December 02, 2014
/ by Adrienne Sheares
Unless you’ve been living under a rock, you’ve undoubtedly heard about the concept of word of mouth marketing (WoM). Although it has become the term du jour, this concept is nothing new. However, with the emergence of social media and blogging, WoM has made it easier for brands to witness it, putting it front and center of the PR industry’s consciousness.
Despite its prominence in the public relations discussion, does word of mouth marketing have value and can we calculate its worth?
During the 2014 WOMMA Summit in sunny Hollywood, California, attendees were exposed not only to the power of WoM, but its value as well.
Here are some of the key takeaways from the conference:
Perhaps due to the recession, negative experiences or documentaries about corporate greed, people are skeptical of brands. For example, no one is inclined to believe you sell the best pizza in town just because a brand tweets or blogs it. However, if a respected food blogger endorses your pizza, that gives credibility to your brand.
It’s essential that PR professionals have influencer relations in their PR toolkit.
According to WOMMA’s study Return on Word of Mouth, there’s a $6 trillion pie at stake.
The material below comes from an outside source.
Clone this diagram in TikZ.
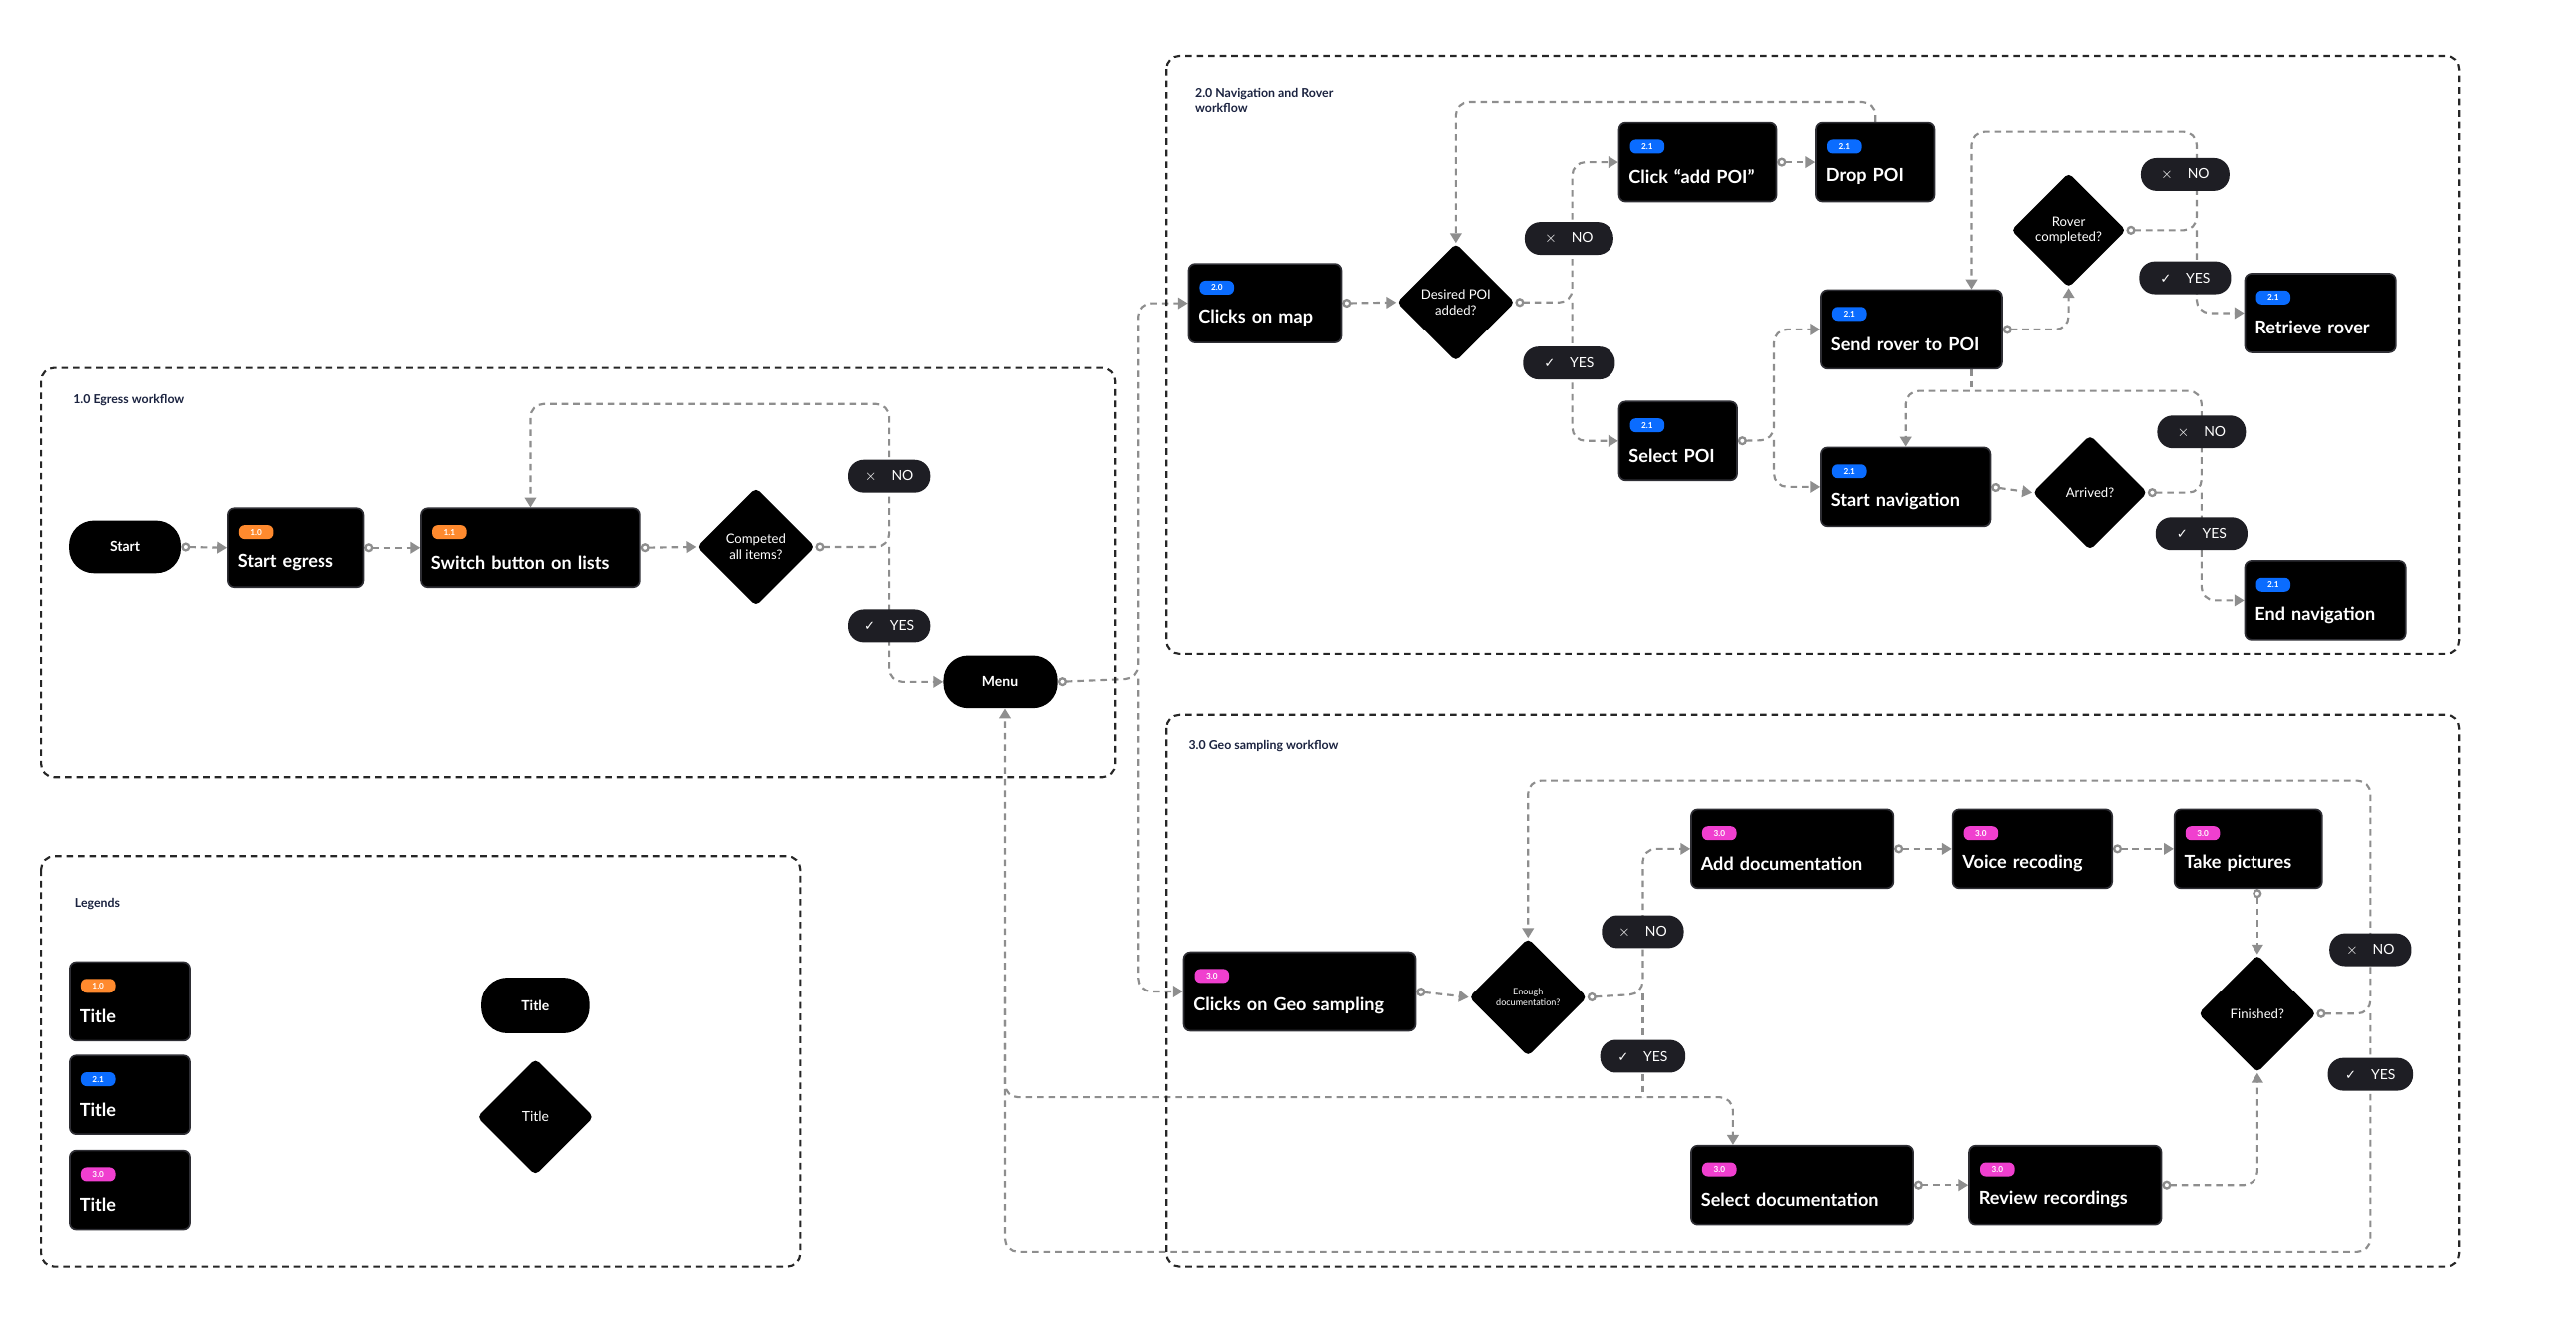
\documentclass[tikz,border=0pt]{standalone}
\usepackage{fontspec}
\setmainfont{Lato}
\newfontfamily\djv{DejaVu Sans}
\usetikzlibrary{shapes.geometric,arrows.meta,calc,backgrounds}
\definecolor{ln}{HTML}{8E8E8E}
\definecolor{bord}{HTML}{2E2E34}
\definecolor{tagc}{HTML}{1E1E24}
\definecolor{ttl}{HTML}{1B2340}
\definecolor{cor}{HTML}{FF8A2E}
\definecolor{cbl}{HTML}{0A6CFF}
\definecolor{cpk}{HTML}{F03FCF}
\tikzset{
 box/.style={fill=black,draw=bord,line width=1pt,rounded corners=4pt,text=white,align=left,inner sep=6pt,minimum height=48pt,font=\fontsize{11}{12}\selectfont\bfseries,anchor=north west},
 badge/.style={rounded corners=3.5pt,inner xsep=0pt,inner ysep=0pt,minimum width=21pt,minimum height=8.5pt,font=\fontsize{5}{5}\selectfont\bfseries,text=white,anchor=west},
 pill/.style={fill=black,rounded corners=15pt,text=white,font=\fontsize{8.5}{10}\selectfont\bfseries,minimum height=32pt},
 dia/.style={diamond,aspect=1,fill=black,rounded corners=3pt,minimum size=72pt,inner sep=0pt,text=white,align=center,font=\fontsize{8}{9.5}\selectfont},
 tag/.style={fill=tagc,rounded corners=9.5pt,text=white,minimum height=20pt,inner sep=2pt,font=\fontsize{8.5}{9}\selectfont},
 frame/.style={draw=black!85,line width=1.3pt,dash pattern=on 4pt off 3pt,rounded corners=8pt},
 ftitle/.style={anchor=west,text=ttl,font=\fontsize{7.5}{9}\selectfont\bfseries,align=left},
 fl/.style={draw=ln,line width=1.3pt,dash pattern=on 4pt off 3pt,rounded corners=8pt},
 fa/.style={fl,-{Triangle[length=6pt,width=7pt]}},
 fc/.style={fl,{Circle[open,length=5.5pt,line width=1.4pt]}-{Triangle[length=6pt,width=7pt]}},
}
% box: name, x, y, width, colour, badge, title
\newcommand\bx[7]{\node[box,minimum width=#4pt,text width=#4pt-12pt] (#1) at (#2,#3) {\rule{0pt}{11pt}\\[3pt]#7};
 \node[badge,fill=#5] (#1b) at ($(#1.north west)+(7,15)$) {#6};}
\newcommand\no{{\fontsize{9}{9}\selectfont$\times$}\hspace{9pt}NO}
\newcommand\yes{{\djv\fontsize{8}{9}\selectfont ✓}\hspace{9pt}YES}
\begin{document}
\begin{tikzpicture}[x=1pt,y=-1pt]
\useasboundingbox (0,0) rectangle (1568,804);
% frames
\draw[frame] (25,224) rectangle (679,473);
\draw[frame] (710,34) rectangle (1497,398);
\draw[frame] (710,435) rectangle (1497,771);
\draw[frame] (25,521) rectangle (487,771);
\node[ftitle] (t1) at (41,244) {1.0 Egress workflow};
\node[ftitle] (t2) at (724,61) {2.0 Navigation and Rover\\workflow};
\node[ftitle] (t3) at (720,454) {3.0 Geo sampling workflow};
\node[ftitle] (t4) at (42,550) {Legends};
% egress
\node[pill,minimum width=68pt] (start) at (76,333) {Start};
\bx{se}{138}{309}{83}{cor}{1.0}{Start egress}
\bx{sw}{256}{309}{133}{cor}{1.1}{Switch button on lists}
\node[dia] (cd) at (460,333) {Competed\\all items?};
\node[pill,minimum width=70pt] (menu) at (609,415) {Menu};
% nav
\bx{map}{723}{160}{93}{cbl}{2.0}{Clicks on map}
\node[dia] (dp) at (886,184) {Desired POI\\added?};
\bx{addpoi}{985}{74}{96}{cbl}{2.1}{Click “add POI”}
\bx{drop}{1105}{74}{72}{cbl}{2.1}{Drop POI}
\bx{selpoi}{985}{244}{72}{cbl}{2.1}{Select POI}
\bx{send}{1108}{176}{110}{cbl}{2.1}{Send rover to POI}
\bx{startnav}{1108}{272}{103}{cbl}{2.1}{Start navigation}
\node[dia,minimum size=70pt] (rc) at (1259,140) {Rover\\completed?};
\bx{retr}{1366}{166}{92}{cbl}{2.1}{Retrieve rover}
\node[dia,minimum size=70pt] (arr) at (1272,300) {Arrived?};
\bx{endnav}{1366}{341}{98}{cbl}{2.1}{End navigation}
% geo
\bx{geo}{720}{579}{141}{cpk}{3.0}{Clicks on Geo sampling}
\node[dia,font=\fontsize{5.5}{7}\selectfont] (en) at (930,607) {Enough\\documentation?};
\bx{adddoc}{1029}{492}{123}{cpk}{3.0}{Add documentation}
\bx{voice}{1188}{492}{97}{cpk}{3.0}{Voice recoding}
\bx{take}{1323}{492}{90}{cpk}{3.0}{Take pictures}
\node[dia] (fin) at (1374,617) {Finished?};
\bx{seldoc}{1029}{697}{135}{cpk}{3.0}{Select documentation}
\bx{review}{1198}{697}{117}{cpk}{3.0}{Review recordings}
% legend
\bx{l1}{42}{585}{73}{cor}{1.0}{Title}
\bx{l2}{42}{642}{73}{cbl}{2.1}{Title}
\bx{l3}{42}{700}{73}{cpk}{3.0}{Title}
\node[pill,minimum width=66pt,minimum height=34pt,rounded corners=16pt] (lp) at (326,612) {Title};
\node[dia,font=\fontsize{8.5}{10}\selectfont,minimum size=71pt] (ld) at (326,680) {Title};
% tags
\node[tag,minimum width=50pt] (n1) at (541,290) {\no};
\node[tag,minimum width=50pt] (y1) at (541,381) {\yes};
\node[tag,minimum width=54pt] (n2) at (955,145) {\no};
\node[tag,minimum width=56pt] (y2) at (955,221) {\yes};
\node[tag,minimum width=54pt] (n3) at (1330,106) {\no};
\node[tag,minimum width=56pt] (y3) at (1330,169) {\yes};
\node[tag,minimum width=54pt] (n4) at (1340,263) {\no};
\node[tag,minimum width=56pt] (y4) at (1340,325) {\yes};
\node[tag,minimum width=50pt] (n5) at (1000,567) {\no};
\node[tag,minimum width=52pt] (y5) at (1000,643) {\yes};
\node[tag,minimum width=50pt] (n6) at (1443,578) {\no};
\node[tag,minimum width=52pt] (y6) at (1443,654) {\yes};
\coordinate (sx) at (1200,0);
\coordinate (b668) at (612,668);
\coordinate (sdx) at (1055,0);
\begin{scope}[on background layer]
% egress
\draw[fc] (start.east) -- (se.west);
\draw[fc] (se.east) -- (sw.west);
\draw[fc] (sw.east) -- (cd.west);
\draw[fc] (cd.east) -- (541,333) -- (541,246) -| (sw.north);
\draw[fa] (541,333) |- (menu.west);
\draw[fc] (menu.east) -- (693,413) |- (map.west);
\draw[fa] (693,413) |- (geo.west);
% nav
\draw[fc] (map.east) -- (dp.west);
\draw[fc] (dp.east) -- (957,184) |- (addpoi.west);
\draw[fa] (957,184) |- (selpoi.west);
\draw[fc] (addpoi.east) -- (drop.west);
\draw[fa] (drop.north) -- ++(0,-12) -| (dp.north);
\draw[fc] (selpoi.east) -- (1080,268) |- (send.west);
\draw[fa] (1080,268) |- (startnav.west);
\draw[fc] (send.east) -| (rc.south);
\draw[fc] (rc.east) -- (1337,140) -- (1337,80) -| (send.north -| sx);
\draw[fa] (1337,140) |- (retr.west);
\draw[fl] (send.south -| sx) -- (1200,238);
\draw[fc] (startnav.east) -- (arr.west);
\draw[fc] (arr.east) -- (1340,300) -- (1340,238) -| (startnav.north);
\draw[fa] (1340,300) |- (endnav.west);
% geo
\draw[fc] (geo.east) -- (en.west);
\draw[fc] (en.east) -- (1000,605) |- (adddoc.west);
\draw[fl] (1000,605) -- (1000,668);
\draw[fc] (adddoc.east) -- (voice.west);
\draw[fc] (voice.east) -- (take.west);
\draw[fc] (fin.north |- take.south) -- (fin.north);
\draw[fc] (seldoc.east) -- (review.west);
\draw[fc] (review.east) -| (fin.south);
\draw[fc] (fin.east) -- (1443,617) -- (1443,475) -| (en.north);
\draw[fa] (1443,617) -- (1443,762) -| (menu.south -| b668);
\draw[fa] (612,600) -- (b668) -- (sdx |- b668) -- (seldoc.north -| sdx);
\end{scope}
\end{tikzpicture}
\end{document}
When you stack up WoM against other initiatives, it proves to be a strong contender for high-value PR initiatives. According to research presented at the conference, one WoM impression is five times more effective than a paid ad alone.
And when the product price is higher, so is the return.
A WoM impression can be 100 times more effective than an online ad if the product is more expensive.
I know you’re probably thinking, that’s great, but how can I measure WoM?
Although it can be difficult, it isn’t impossible. A great way to look at success is to pair it with other traditional methods and compare campaigns that were integrated with WoM vs. those that weren’t.
“WoM is not a replacement for a certain type of media, it’s an amplifier of all media,” says PepsiCo’s Senior Director of Analytics at Pepsi Cola Ed Wild.
Word of mouth is great, but not all types have equal impact on the bottom line.
According to the study presented during the conference, WoM had a significant impact on consumer decisions and drives 13 percent of sales on average.
This number gets even higher when there’s more money at stake. The larger the purchase, the more important getting an opinion from outside the brand was to consumers.
A great way to harness the power of WoM is to have an event for influencers or allow them to test an early release of your product. Make it easy for folks to talk about you and, most importantly, listen.
A person praising a brand to their networks is music to a PR pro’s ear. However, whether their praises are online or offline matter. Among brands that participated in the study presented at the conference, they found that offline WoM had two times more business impact than online WoM.
Just like other PR initiatives, WoM success is sweeter if you integrate it into your campaigns. Lee Hurley, VP of Digital and Social at Weight Watchers, emphasizes that traditional media tends to be very silo-ed and WoM only works when efforts are holistic.
A key way to do this is to look at how WoM relates to your website, TV ads, emails and other tactics so you can maximize your results.
The WOMMA study found that when word-of-mouth initiatives were paired with other PR and marketing efforts, the returns were greater. For example if you were to pair a WoM initiative with a paid ad campaign, PR professionals would see their message amplified on average by 15 percent.
Also don’t forget to listen.
At Weight Watchers, for example, their team follows conversations and knows from data which conversations are the right ones to engage in. They identify the convo themes that are most likely to drive ROI and change perceptions, and then harness them by building an army of advocates around them.
What are your thoughts on the value of word of mouth to public relations?